From 1998 to 2008, he served as a Special Attorney for the District of Massachusetts and Head of the Justice Task Force. Then-U.S. Attorney General Janet Reno — a Democrat appointed by Bill Clinton and supporter of Hillary Clinton in 2016 — appointed Mr. Durham to review alleged criminal conduct by FBI personnel and law enforcement corruption in Boston.
He led the prosecution of former FBI Supervisory Special Agent John J. Connolly Jr. and a former Massachusetts State Police Lieutenant, both of whom were tied to James “Whitey” Bulger.
In 2008, Mr. Durham was appointed by then-Attorney General Michael Mukasey to investigate the destruction of videotapes of detainee interrogations by CIA. In 2009, then-Attorney General Eric Holder — a highly-partisan Democrat appointed by Barack Obama — entrusted Mr. Durham to investigate the CIA’s use of so-called “enhanced interrogation techniques.”
From 2008 to 2012, Mr. Durham also served as the Acting U.S. Attorney for the Eastern District of Virginia.
At no point in their careers at the Justice Department has anyone questioned the reputation and integrity of these men.
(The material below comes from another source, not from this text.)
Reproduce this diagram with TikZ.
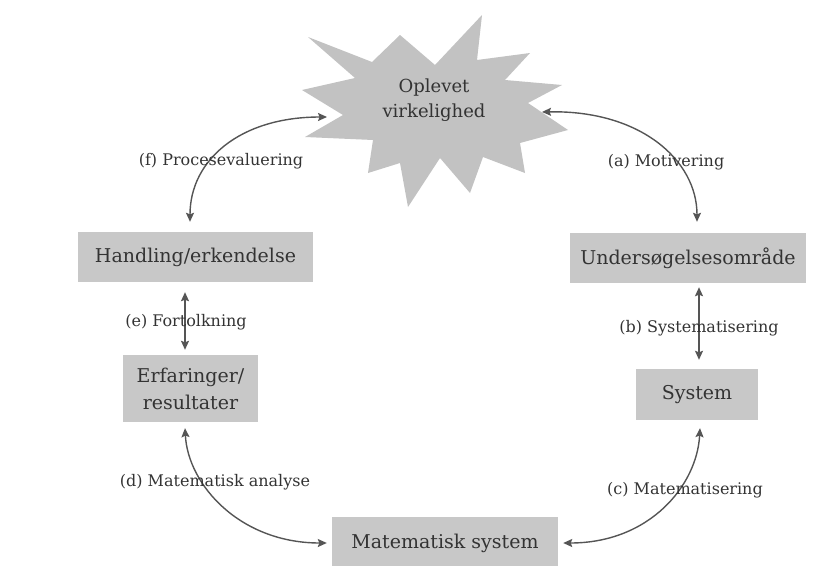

Neither professionally nor politically have either men come under attack.
They have a decades-long history of bipartisan praise and have earned bipartisan trust. It is only now when their findings threaten to expose how a dangerous and false conspiracy theory came to hold the nation hostage for more than two years, that they are maligned as partisan operatives.